Weeks earlier, Proposition 8 found itself in another California courtroom. Digressing a moment, it made for two hours of fascinating TV reinforcing my view that the Supreme Court’s refusal to open itself to such coverage is both wrongheaded and a disservice to democracy. Whatever you may feel about WikiLeaks, it’s clear that the public has a right to know much more, not much less, about the workings of its government. Transparency, especially when what’s involved has such an enormous impact on the nation and our lives, is essential. Watching those three Appellate Jurists engaging with litigants over the fine points of law was fascinating, even uplifting.
What’s been striking since Prop 8 has come to court is that its proponents can’t muster a credible case in favor of denying marriage to same sex couples. Even the argument that there is such a thing a traditional marriage belies reality. Real life marriages are so varied, so idiosyncratic, so often unstable that to label them traditional is only to raise a question. What exactly is that tradition? However expressed, until death do us part, while sincerely voiced, speaks to an idealistic but often unattainable (even unrealistic) dream. In that, same sex couples probably have no better odds of success than heterosexuals, but they should have the same dream rights. No one can predict what the tradition-bound Roberts Court with its originalists will do, but some day this bit of discrimination is bound to come to a legal or de-facto end, hopefully sooner rather than later.
Both Prop 8 and Don’t Ask have their roots in a narrow religious ideology still preached in many places across the country. As with the opposition to abortion and stem cell research, it’s the totally unsubstantiated God’s Will (or way) argument, the one assumed to trump any reality or logic, which is used most. Expect greater near term support for this approach among the newbies coming to Washington next month, including renewed attempts to erode the Wall of Separation. But that may not stand in a country where 25% of the young – theoretically the most likely to join the military, to tie the knot and to control our future — have moved from religion not to it. Some of their alienation can be tied to what they see as outmoded and meaningless traditions. The God says argument no longer has the force it once had, if any force at all. That’s something opponents of same-sex marriage should keep in mind. Rather than protecting marriage, they might actually be undermining the institution.

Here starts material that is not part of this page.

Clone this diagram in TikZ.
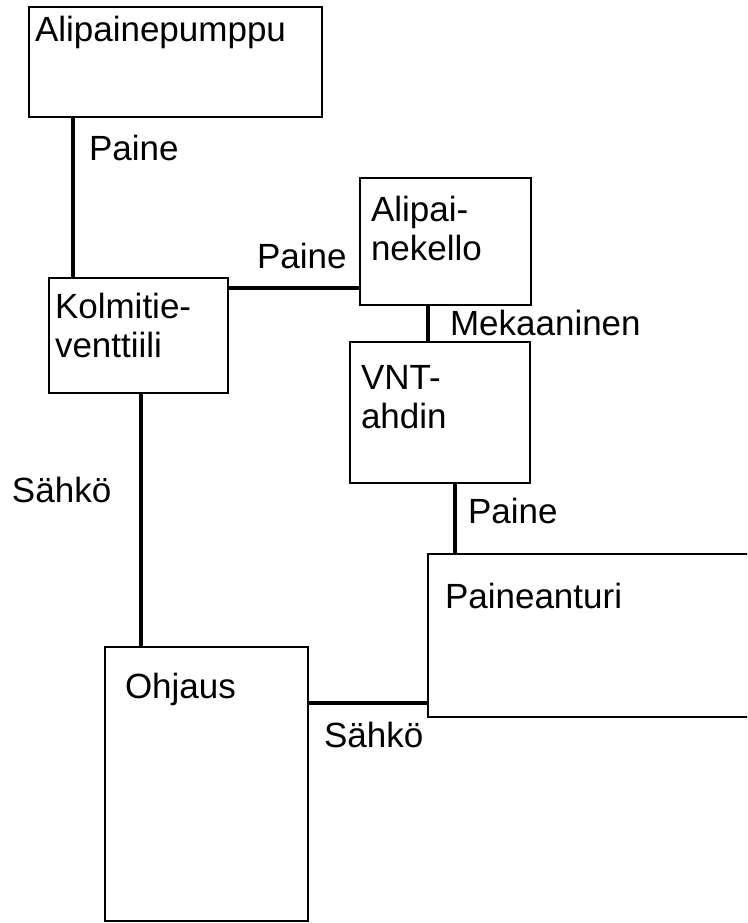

As recently reported, civil unions in France are growing in such popularity that they may exceed marriages in the years to come. As in the United States, they were created (in 1999) to accommodate same-sex couples, a kind of faux marriage aimed at containing any challenges to the traditional one. There were unintended consequences. Today for every three marriages in France there are two civil unions and the overwhelming majority of them are between a woman and a man. In one youth dominated Paris district, civil unions already outnumber marriages. To be sure, there are some compelling legal advantages to these French civil unions especially in the context of that often-unfulfilled death till us part promise. But there is reason to believe that moving from religion — the traditional — may be at play as well. Beware of how you define and thus confine institutions.
The bottom line is that the so-called defense of marriage movement may be no defense at all, perhaps the exact opposite. Ironically one of its byproducts is that the word tradition has come into disrepute — devalued and tainted rather than cherished. When many of us were marching for civil rights alongside African Americans, we understood that their inequality ultimately threated the equality of us all. Denying military service to some Americans because of who they are or withholding marriage from them puts the nation and the ideals for which it claims to stand in jeopardy. Tradition can be a good thing, but only when it’s inclusive and embracing — when it is an enlightened tradition being revitalized rather than clinging to an outmoded, often irrelevant, past. Let’s hope that overturning Don’t Ask and then putting an end to discrimination in marriage signals our commitment to forging new and more enduring traditions, ones that carry a universal rather than parochial message. That may be asking too much of those who, as with the truth, see tradition as their exclusive property. If that’s the case, so be it. More of us than ever are moving on with or without them.